FATCA Updates - June 2013 Publication


What is FATCA?

The Foreign Account Tax Compliance Act (FATCA) is an important development in U.S. efforts to combat tax evasion by U.S. persons holding accounts and other financial assets offshore. Under FATCA, certain U.S. taxpayers holding financial assets outside the United States must report those assets to the IRS on Form 8938, Statement of Specified Foreign Financial Assets. This FATCA requirement is in addition to TD F90.22-1, Report of Foreign Bank and Financial Accounts (FBAR).


FATCA requires investment entities to register with the IRS, review their investor base, gather certain documentation, conduct due diligence on their investors and implement new tax information reporting and withholding procedures.


Reporting Requirements

FATCA requires certain U.S. taxpayers who hold foreign financial assets with an aggregate value of more than the reporting threshold (at least $50,000) to report information about those assets on Form 8938, which must be attached to the taxpayer’s annual income tax return.


FATCA will also require certain Foreign Financial Institutions (FFI) to report directly to the IRS information about financial accounts held by U.S. taxpayers or by foreign entities in which U.S. taxpayers hold a substantial ownership interest.
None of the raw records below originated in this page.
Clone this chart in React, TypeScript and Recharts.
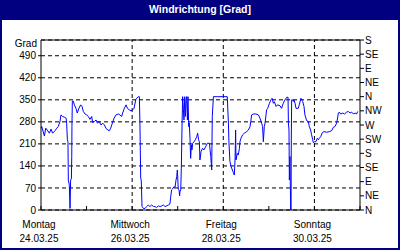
import React from "react";
import {
  LineChart,
  Line,
  XAxis,
  YAxis,
  CartesianGrid,
  ReferenceLine,
} from "recharts";

// hours since Monday 24.03.25 00:00
const hours = [
  0, 0.4, 1.8, 2.5, 3.3, 4.4, 5.3, 6.1, 7.4, 8.3, 9.1, 10.0, 10.5, 11.4, 12.3,
  13.2, 13.5, 13.9, 14.2, 14.4, 14.9, 15.3, 15.6, 16.0, 16.2, 16.3, 16.5, 16.9,
  17.6, 18.4, 19.1, 20.0, 20.9, 21.6, 22.3, 23.2, 24.1, 24.9, 25.8, 26.7, 27.2,
  28.1, 29.0, 29.7, 30.7, 31.6, 32.5, 33.4, 34.2, 35.1, 36.0, 36.7, 37.6, 38.5,
  39.5, 40.7, 41.6, 42.5, 43.0, 43.9, 44.8, 45.5, 46.5, 47.4, 48.3, 49.0, 49.9,
  50.4, 51.3, 51.8, 52.1, 52.5, 52.8, 53.2, 53.9, 54.8, 55.7, 56.5, 57.4, 58.3,
  59.2, 60.0, 60.9, 61.8, 62.7, 63.6, 64.4, 65.3, 66.2, 67.1, 67.9, 68.3, 68.8,
  69.3, 70.0, 70.6, 71.1, 71.5, 71.8, 72.3, 72.7, 73.0, 73.2, 73.6, 73.9, 74.3,
  74.6, 75.0, 75.3, 75.7, 76.0, 76.4, 76.7, 77.1, 77.4, 77.8, 78.1, 78.5, 78.8,
  79.2, 79.5, 79.9, 80.6, 81.3, 82.0, 82.5, 83.0, 83.4, 83.7, 84.3, 85.1, 85.8,
  86.7, 87.6, 88.7, 89.4, 89.9, 90.2, 90.8, 93.0, 95.5, 98.1, 98.7, 99.0, 99.5,
  100.1, 100.8, 101.3, 101.8, 102.2, 102.5, 102.7, 103.4, 103.9, 104.5, 104.8,
  105.3, 106.2, 107.1, 108.3, 109.2, 110.1, 110.6, 110.9, 111.8, 113.2, 114.5,
  115.3, 116.2, 116.7, 117.1, 117.6, 118.0, 118.5, 118.8, 119.4, 120.3, 121.1,
  121.7, 122.4, 122.9, 123.8, 124.6, 125.9, 126.7, 127.6, 128.5, 129.4, 130.1,
  130.3, 130.6, 130.8, 131.1, 131.5, 131.7, 131.8, 132.0, 132.5, 132.9, 133.2,
  133.8, 134.3, 135.5, 136.0, 136.9, 137.3, 137.8, 138.5, 139.0, 139.9, 140.8,
  141.3, 142.0, 142.5, 143.1, 143.4, 144.1, 144.8, 145.5, 146.1, 146.6, 147.3,
  148.2, 149.0, 150.4, 151.9, 153.1, 154.0, 154.8, 155.7, 156.2, 156.6, 157.1,
  157.8, 158.9, 159.8, 161.0, 161.9, 162.7, 163.6, 164.5, 165.4, 166.2, 166.8,
];

const degrees = [
  260, 265, 235, 260, 254, 244, 257, 244, 252, 260, 265, 281, 302, 297, 295,
  292, 276, 223, 217, 95, 80, 5, 95, 99, 170, 265, 345, 347,
  334, 323, 308, 323, 334, 329, 313, 305, 302, 297, 288, 297, 278,
  281, 286, 276, 281, 270, 276, 270, 260, 254, 252, 260, 276, 292,
  302, 305, 302, 297, 308, 323, 334, 323, 318, 315, 318, 323, 350,
  355, 360, 360, 276, 101, 95, 11, 5, 5, 11, 16, 11, 16,
  11, 11, 8, 13, 11, 13, 16, 11, 13, 16, 19, 42, 64,
  67, 74, 72, 95, 106, 127, 66, 64, 45, 58, 64, 133, 276,
  360, 318, 286, 360, 297, 350, 360, 286, 360, 265, 276, 223, 164,
  207, 191, 212, 217, 223, 233, 244, 223, 217, 159, 186, 196, 191,
  201, 212, 212, 170, 127, 297, 360, 360, 360, 360, 276, 212, 154,
  138, 127, 119, 111, 159, 254, 159, 180, 175, 196, 217,
  228, 239, 244, 249, 254, 265, 286, 302, 305, 305, 302,
  292, 276, 265, 217, 265, 276, 302, 318, 323, 339, 350,
  355, 339, 344, 329, 334, 331, 323, 339, 350, 358, 358,
  276, 254, 95, 170, 0, 0, 200, 350, 350, 345, 350,
  339, 323, 323, 334, 355, 350, 345, 329, 302, 284, 281,
  265, 254, 239, 223, 214, 217, 217, 228, 223, 228, 233,
  246, 249, 247, 249, 252, 263, 265, 276, 292, 308, 311,
  305, 308, 305, 311, 313, 308, 311, 305, 308, 305, 313,
];

const dayTicks = [0, 24, 48, 72, 96, 120, 144, 168];
const labelHours = [0, 48, 96, 144];
const dayNames = ["Montag", "Mittwoch", "Freitag", "Sonntag"];
const dayDates = ["24.03.25", "26.03.25", "28.03.25", "30.03.25"];
const gradTicks = [0, 70, 140, 210, 280, 350, 420, 490];
const compassTicks = [0, 45, 90, 135, 180, 225, 270, 315, 360, 405, 450, 495, 540];
const compassLabels = ["N", "NE", "E", "SE", "S", "SW", "W", "NW", "N", "NE", "E", "SE", "S"];

const data = hours.map((h, i) => ({ h, deg: degrees[i] }));

const NAVY = "#000080";
const FONT = "'Liberation Sans', Arial, sans-serif";

function DayTick({ x, y, payload }: any) {
  const idx = labelHours.indexOf(payload.value);
  return (
    <g>
      <line x1={x} y1={y} x2={x} y2={y - 4} stroke="#000" />
      {idx >= 0 && (
        <>
          <text x={x - 2} y={y + 18} textAnchor="middle" fontSize={10} fontFamily={FONT} fill="#000">
            {dayNames[idx]}
          </text>
          <text x={x - 2} y={y + 32} textAnchor="middle" fontSize={10} fontFamily={FONT} fill="#000">
            {dayDates[idx]}
          </text>
        </>
      )}
    </g>
  );
}

export default function App() {
  return (
    <div
      style={{
        position: "absolute",
        left: 0,
        top: 0,
        width: 400,
        height: 250,
        background: "#fff",
        fontFamily: FONT,
      }}
    >
      <LineChart
        width={400}
        height={250}
        data={data}
        margin={{ top: 40, right: 0, bottom: 0, left: 0 }}
      >
        <CartesianGrid
          yAxisId="left"
          vertical={false}
          stroke="#000"
          strokeDasharray="4 3"
        />
        {[48, 96, 144].map((v) => (
          <ReferenceLine
            key={v}
            x={v}
            yAxisId="left"
            stroke="#000"
            strokeDasharray="4 3"
          />
        ))}
        <ReferenceLine y={540} yAxisId="left" stroke="#000" />
        <XAxis
          dataKey="h"
          type="number"
          domain={[0, 168]}
          ticks={dayTicks}
          interval={0}
          height={40}
          tickSize={0}
          tickMargin={0}
          tickLine={false}
          axisLine={{ stroke: "#000" }}
          tick={<DayTick />}
        />
        <YAxis
          yAxisId="left"
          type="number"
          domain={[0, 540]}
          ticks={gradTicks}
          interval={0}
          allowDataOverflow
          width={41}
          tickSize={3}
          tickMargin={2}
          axisLine={{ stroke: "#000" }}
          tickLine={{ stroke: "#000" }}
          tick={{ fill: "#000", fontSize: 10, fontFamily: FONT }}
        />
        <YAxis
          yAxisId="right"
          orientation="right"
          type="number"
          domain={[0, 540]}
          ticks={compassTicks}
          interval={0}
          allowDataOverflow
          width={40}
          tickSize={4}
          tickMargin={1}
          tickFormatter={(v: number) => compassLabels[Math.round(v / 45)]}
          axisLine={{ stroke: "#000" }}
          tickLine={{ stroke: "#000" }}
          tick={{ fill: "#000", fontSize: 10, fontFamily: FONT, textAnchor: "start" }}
        />
        <Line
          yAxisId="left"
          dataKey="deg"
          type="linear"
          stroke="#0000ff"
          strokeWidth={1}
          dot={false}
          isAnimationActive={false}
        />
      </LineChart>
      <div
        style={{
          position: "absolute",
          left: 0,
          top: 0,
          width: 400,
          height: 20,
          background: NAVY,
          color: "#fff",
          fontWeight: "bold",
          fontSize: 10.5,
          lineHeight: "18px",
          textAlign: "center",
        }}
      >
        Windrichtung [Grad]
      </div>
      <div
        style={{
          position: "absolute",
          left: 0,
          top: 39,
          width: 37,
          textAlign: "right",
          fontSize: 10,
          lineHeight: "10px",
          color: "#000",
        }}
      >
        Grad
      </div>
      <div
        style={{
          position: "absolute",
          left: 0,
          top: 0,
          width: 400,
          height: 250,
          boxSizing: "border-box",
          border: `2px solid ${NAVY}`,
          pointerEvents: "none",
        }}
      />
    </div>
  );
}
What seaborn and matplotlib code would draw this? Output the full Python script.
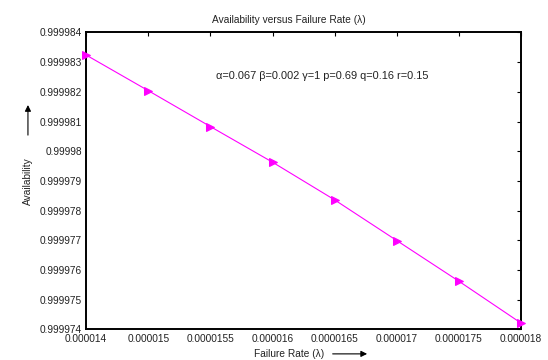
import matplotlib
matplotlib.use("Agg")
import matplotlib.pyplot as plt
import seaborn as sns
import pandas as pd

# Data
rate_labels = ["0.000014", "0.000015", "0.0000155", "0.000016",
               "0.0000165", "0.000017", "0.0000175", "0.000018"]
availability = [0.99998324, 0.99998204, 0.99998083, 0.99997963,
                0.99997836, 0.99997699, 0.99997562, 0.99997421]
y_ticks = [0.999974, 0.999975, 0.999976, 0.999977, 0.999978,
           0.999979, 0.99998, 0.999981, 0.999982, 0.999983, 0.999984]
y_tick_labels = ["0.999974", "0.999975", "0.999976", "0.999977", "0.999978",
                 "0.999979", "0.99998", "0.999981", "0.999982", "0.999983", "0.999984"]

df = pd.DataFrame({"pos": range(len(rate_labels)), "avail": availability})

sns.set_style("white")
plt.rcParams["font.family"] = ["Liberation Sans", "DejaVu Sans"]
plt.rcParams["font.size"] = 7.3

fig = plt.figure(figsize=(5.48, 3.6), dpi=100)
ax = fig.add_axes([0.157, 0.085, 0.794, 0.825])

sns.lineplot(data=df, x="pos", y="avail", ax=ax, color="#ff00ff",
             marker=">", markersize=6, markeredgecolor="#ff00ff",
             linewidth=0.8, clip_on=False, zorder=5)

ax.set_xlim(0, len(rate_labels) - 1)
ax.set_ylim(y_ticks[0], y_ticks[-1])
ax.set_xticks(range(len(rate_labels)))
ax.set_xticklabels(rate_labels)
ax.set_yticks(y_ticks)
ax.set_yticklabels(y_tick_labels)
ax.set_xlabel("")
ax.set_ylabel("")

for s in ax.spines.values():
    s.set_visible(True)
    s.set_color("black")
    s.set_linewidth(1.4)
ax.tick_params(direction="in", length=3, width=0.8, colors="black",
               labelcolor="#222222", top=True, right=True, pad=3)

ax.text(0.299, 0.854, "α=0.067 β=0.002 γ=1 p=0.69 q=0.16 r=0.15",
        transform=ax.transAxes, ha="left", va="center", color="#222222",
        fontsize=7.9)

fig.text(0.527, 0.944, "Availability versus Failure Rate (λ)",
         ha="center", va="center", color="#222222")

# y label with arrow
fig.text(0.051, 0.497, "Availability", rotation=90, ha="center", va="center",
         color="#222222")
ax.annotate("", xy=(0.051, 0.716), xytext=(0.051, 0.617),
            xycoords="figure fraction", textcoords="figure fraction",
            arrowprops=dict(arrowstyle="-|>", color="black", lw=0.8,
                            mutation_scale=9))

# x label with arrow
fig.text(0.527, 0.017, "Failure Rate (λ)", ha="center", va="center",
         color="#222222")
ax.annotate("", xy=(0.675, 0.017), xytext=(0.602, 0.017),
            xycoords="figure fraction", textcoords="figure fraction",
            arrowprops=dict(arrowstyle="-|>", color="black", lw=0.8,
                            mutation_scale=9))

fig.savefig("out.png", dpi=100)
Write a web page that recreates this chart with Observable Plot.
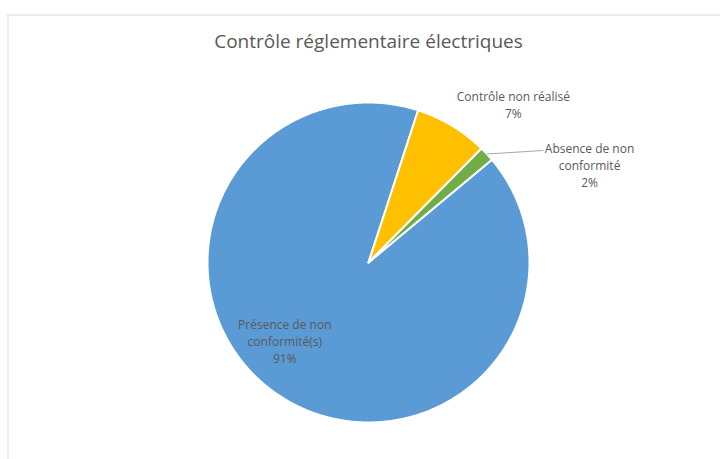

The reporting institutions will include not only banks, but also other financial institutions, such as investment entities, brokers, and certain insurance companies. Some non-financial foreign entities will also have to report certain of their U.S. owners.


The IRS defines a Foreign Financial Institution as any financial institution that is a foreign entity, other than a financial institution organized under the laws of a possession of the United States.


As of January 2013, only individuals are required to report their foreign financial assets. At a later time, a limited set of U.S. domestic entities also may be required to report their foreign financial assets, but not for tax years starting before 2013.


Registration Portal

The FATCA registration portal will be used to interact with the IRS and will allow institutions to complete and maintain their chapter 4 registrations, agreements and certifications. The portal is expected to be accessible on-line no later than July 15, 2013.


Impact on asset managers:

The IRS released its final regulations on January 17, 2013 and firms must be in compliance by January 1, 2014. There are necessary tasks that must be undertaken throughout 2013 to ensure that firms are prepared for 2014. At minimum, firms should perform the following to prepare for FATCA:

  1. Determine the final FATCA characterization of their investment entities.
  2. Registration of any non-US funds by October 25, 2013.
  3. Update the investor onboarding process.
  4. Consider using third party providers to assist in the process.
  5. Update all applicable documents to reflect new procedures.
  6. Identify which payments may give rise to withholding so that steps can be taken to comply with the documentation requirements and avoid unnecessary liability.

The withholding provisions of FATCA are scheduled to begin in January 2014. Companies should have already begun to assess the FATCA requirements, determine their specific impact and create a customized plan in order to avoid falling behind. Taking a proactive approach to FATCA will ensure that your organization is ready to comply in 2014. The final regulations issued by the IRS allows for the use of third party providers to assist in the FATCA process, and the use of third party providers can save your organization time and can provide structure to your FATCA compliance processes. Below are some upcoming dates to keep in mind regarding FATCA:


Prior to January 1, 2014 - Foreign legal entities with FFI characteristics must determine whether they are, in fact, FFI’s and should register with the IRS by July 15, 2013.  FFI’s must certify in 2015 that they were compliant with FATCA obligations as of January 1, 2014.


January 1, 2014 - Payors of withholdable payments must have processes and procedures in place to identify and categorize non-US payees for purposes of FATCA, report such payments, and potentially withhold 30% tax.